The first round of cuts, which took effect last year when bitterly divided Democrats and Republicans failed to come up with a deficit-reduction agreement, didn’t live up to the dire predictions from the Obama administration and others, who warned big disruptions of government services.
Several federal agencies found lots of loose change that helped them through the automatic cuts in the 2013 budget year that ended on September 30, allowing them to minimize the number of public employees forced off the job and maintain many services. Most of that money has been spent.
The Pentagon used more than US$5 billion in unspent money from previous years to ease its US$39 billion budget cut. Employee furloughs originally scheduled for 11 days were cut back to six days. The Justice Department found over US$500 million in similar money that allowed agencies like the FBI to avoid furloughs altogether.
Finding replacement cuts is the priority of budget talks scheduled to resume this week, but many observers think the talks won’t bear fruit.
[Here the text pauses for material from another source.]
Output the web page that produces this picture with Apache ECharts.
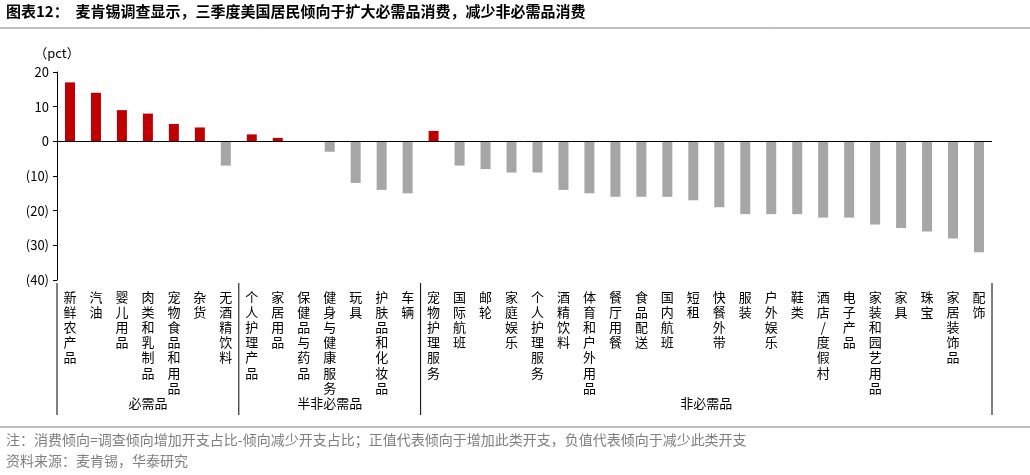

It’s a continuation of the partisan bickering that has gripped Washington for years. The talks come as both political parties are grappling with the fallout from the 16-day partial government shutdown that resulted last month while the two sides fought over a temporary spending bill.
For the time being, Congress has frozen 2014 spending at 2013 levels while negotiators seek a budget deal that would ease some of the automatic cuts. Absent a deal, the spending “caps” on agency operating budgets will shrink by another US$20 billion or so, with most of that money squeezed out of the Pentagon.